Ce scénario laisse tout de même un peu d’amertume à un compétiteur de sa trempe. Forcément. "C’est sûr qu’il y a un peu de frustration parce que je sentais que j’avais de bonnes jambes, concède-t-il. Mais j’ai senti directement que mon adducteur s’est tendu. Si j’avais continué, il y aurait eu 80% de chances que ça pète. Et là, je serais reparti pour une grosse rééducation, au lieu de partir en vacances et d’avoir un vrai repos. Pour les années d’après, ça n’aurait été vraiment pas bon. C’était un pari risqué et il faut aussi savoir s’en rendre compte quand c’est trop risqué. J’ai tenté mon coup, ce n’est pas passé. Je n’aurai pas la cerise sur le gâteau."
Avec un deuxième sacre mondial (après celui de Londres en 2017), l’été est de toute façon réussi pour Kevin Mayer.

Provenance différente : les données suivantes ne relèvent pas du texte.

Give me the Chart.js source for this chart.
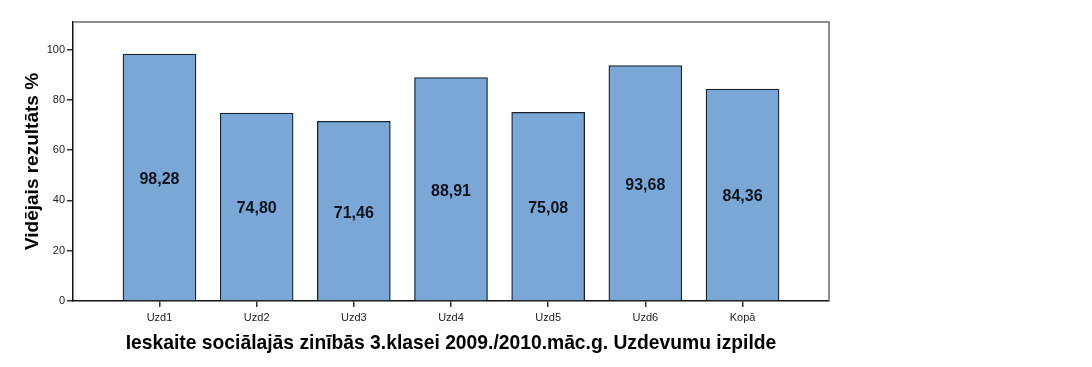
<!DOCTYPE html>
<html>
<head>
<meta charset="utf-8">
<script src="https://cdn.jsdelivr.net/npm/chart.js@4"></script>
<style>
html,body{margin:0;padding:0;background:#fff;}
#wrap{width:1092px;height:367px;position:relative;}
</style>
</head>
<body>
<div id="wrap"><canvas id="c" width="1092" height="367"></canvas></div>
<script>
const categories = ['Uzd1','Uzd2','Uzd3','Uzd4','Uzd5','Uzd6','Kopā'];
const values = [98.28, 74.80, 71.46, 88.91, 75.08, 93.68, 84.36];
const yTicks = [0, 20, 40, 60, 80, 100];
const xTitle = 'Ieskaite sociālajās zinībās 3.klasei 2009./2010.māc.g. Uzdevumu izpilde';
const yTitle = 'Vidējais rezultāts %';

const FONT = "'Liberation Sans', Arial, sans-serif";

const framePlugin = {
  id: 'frame',
  afterDatasetsDraw(chart) {
    const {ctx, chartArea: a} = chart;
    ctx.save();
    ctx.strokeStyle = '#6a6a6a';
    ctx.lineWidth = 1.5;
    ctx.beginPath();
    ctx.moveTo(a.left, a.top);
    ctx.lineTo(a.right, a.top);
    ctx.lineTo(a.right, a.bottom);
    ctx.stroke();
    ctx.restore();
    const meta = chart.getDatasetMeta(0);
    ctx.save();
    ctx.font = 'bold 16px ' + FONT;
    ctx.fillStyle = '#0d1420';
    ctx.textAlign = 'center';
    ctx.textBaseline = 'middle';
    const ys = chart.scales.y;
    meta.data.forEach((bar, i) => {
      const v = values[i];
      const y = ys.getPixelForValue(v / 2);
      ctx.fillText(v.toFixed(2).replace('.', ','), bar.x, y + 2);
    });
    ctx.restore();
  }
};

new Chart(document.getElementById('c'), {
  type: 'bar',
  data: {
    datasets: [{
      data: values.map((v, i) => ({x: i, y: v})),
      backgroundColor: '#7ba7d7',
      borderColor: '#18222c',
      borderWidth: 1.3,
      barThickness: 73
    }]
  },
  options: {
    responsive: false,
    animation: false,
    layout: {padding: {left: 0, top: 22, right: 263, bottom: 0}},
    plugins: {legend: {display: false}, tooltip: {enabled: false}},
    scales: {
      x: {
        type: 'linear',
        offset: false,
        min: -0.89,
        max: 6.89,
        afterBuildTicks(scale) {
          scale.ticks = categories.map((c, i) => ({value: i}));
        },
        afterFit(scale) { scale.height = 66; },
        ticks: {
          callback: (v) => categories[v] !== undefined ? categories[v] : '',
          font: {family: FONT, size: 11},
          color: '#222',
          padding: 4,
          maxRotation: 0,
          autoSkip: false
        },
        grid: {display: true, offset: false, drawOnChartArea: false, drawTicks: true, tickLength: 6, color: '#333', lineWidth: 1.5},
        border: {display: true, color: '#111', width: 1.5},
        title: {display: true, text: xTitle, font: {family: FONT, size: 19.3, weight: 'bold'}, color: '#000', padding: {top: 6, bottom: 12}}
      },
      y: {
        min: 0,
        max: 111,
        afterBuildTicks(scale) {
          scale.ticks = yTicks.map(v => ({value: v}));
        },
        afterFit(scale) { scale.width = 73; },
        ticks: {font: {family: FONT, size: 11}, color: '#222', padding: 2},
        grid: {display: true, drawOnChartArea: false, drawTicks: true, tickLength: 6, color: '#333', lineWidth: 1.5},
        border: {display: true, color: '#111', width: 1.5},
        title: {display: true, text: yTitle, font: {family: FONT, size: 19, weight: 'bold'}, color: '#000', padding: {top: 21, bottom: 0}}
      }
    }
  },
  plugins: [framePlugin]
});
</script>
</body>
</html>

Le natif du Val-d’Oise va désormais profiter des semaines à venir pour souffler et faire refroidir un peu la machine. Avant de se projeter vers ses prochains défis: les Mondiaux de Budapest, l’été prochain en Hongrie, puis les Jeux olympiques de Paris en 2024. Avec l'or en ligne de mire.
"Ça a été plus douloureux que la douleur elle-même"
"Je ne suis pas rivé vers 2024, je suis rivé vers mon futur en général, précise-t-il. Je voulais faire ces Europe sans me blesser. Ça aurait été une faute professionnelle si je m’étais blessé. Parce que je sais que ça me met mal pour les saisons d’après. J’aime tellement les championnats, du plus profond de mon cœur, que ça a été une douleur incroyable de devoir m’arrêter. Ça a été plus douloureux que la douleur elle-même. Mais je sais ce que c’est de se faire une déchirure, ça peut gêner jusqu’à la fin d’une carrière."
A 30 ans, le fer de lance de l’équipe de France d’athlétisme avance sans faire de plans trop lointains. En se concentrant avant-tout sur ses sensations quotidiennes. "Le plus important, c’est de s’adapter. Je suis quelqu’un d’hyper-sensible et j’ai une connaissance de mon corps qui me permet chaque jour de faire un bilan pour savoir comment ça va, explique le doublé médaillé d’argent olympique (2016, 2021). Je m’adapte sans arrêt à mes sensations du matin et par rapport à ça, on fixe les séances d’entraînement et les compétitions. Je sais que j’aurai toutes mes chances si physiquement, je suis bien. Toute l’adaptation se fera autour de ça."